-- Collected data start --

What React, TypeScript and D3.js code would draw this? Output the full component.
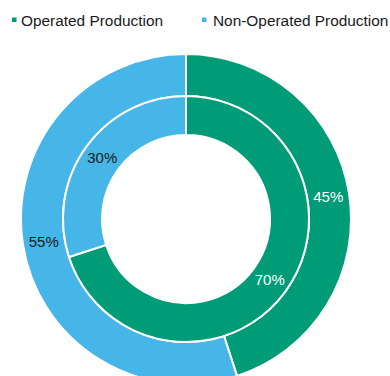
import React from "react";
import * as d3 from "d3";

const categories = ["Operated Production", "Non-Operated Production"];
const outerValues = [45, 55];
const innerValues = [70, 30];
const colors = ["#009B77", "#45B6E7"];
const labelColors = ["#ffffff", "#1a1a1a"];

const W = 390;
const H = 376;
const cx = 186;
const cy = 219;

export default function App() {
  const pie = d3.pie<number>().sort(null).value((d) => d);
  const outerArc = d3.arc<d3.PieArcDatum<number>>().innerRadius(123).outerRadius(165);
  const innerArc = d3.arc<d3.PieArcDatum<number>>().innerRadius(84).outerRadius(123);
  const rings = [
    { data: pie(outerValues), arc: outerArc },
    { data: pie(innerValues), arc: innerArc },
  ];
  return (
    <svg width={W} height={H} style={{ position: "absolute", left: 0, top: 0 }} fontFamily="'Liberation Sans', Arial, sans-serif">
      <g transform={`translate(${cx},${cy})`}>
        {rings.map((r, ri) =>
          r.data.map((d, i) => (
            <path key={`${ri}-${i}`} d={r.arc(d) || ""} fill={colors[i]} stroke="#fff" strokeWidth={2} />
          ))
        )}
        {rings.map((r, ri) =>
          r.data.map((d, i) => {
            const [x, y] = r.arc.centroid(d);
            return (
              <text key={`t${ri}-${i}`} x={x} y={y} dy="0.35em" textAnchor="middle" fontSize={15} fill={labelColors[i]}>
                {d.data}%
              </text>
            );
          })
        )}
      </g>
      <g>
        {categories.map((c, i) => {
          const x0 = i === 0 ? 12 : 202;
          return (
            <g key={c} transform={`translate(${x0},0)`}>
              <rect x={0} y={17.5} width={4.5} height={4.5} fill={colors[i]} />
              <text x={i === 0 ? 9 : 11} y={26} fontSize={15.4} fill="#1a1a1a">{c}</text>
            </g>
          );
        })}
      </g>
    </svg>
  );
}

-- Collected data end --

Write out exactly the opening lines of the data, stopping after the line that holds "const cy = 219;". Exclude pictures.

→ Answer to the problem
What React, TypeScript and D3.js code would draw this? Output the full component.
import React from "react";
import * as d3 from "d3";

const categories = ["Operated Production", "Non-Operated Production"];
const outerValues = [45, 55];
const innerValues = [70, 30];
const colors = ["#009B77", "#45B6E7"];
const labelColors = ["#ffffff", "#1a1a1a"];

const W = 390;
const H = 376;
const cx = 186;
const cy = 219;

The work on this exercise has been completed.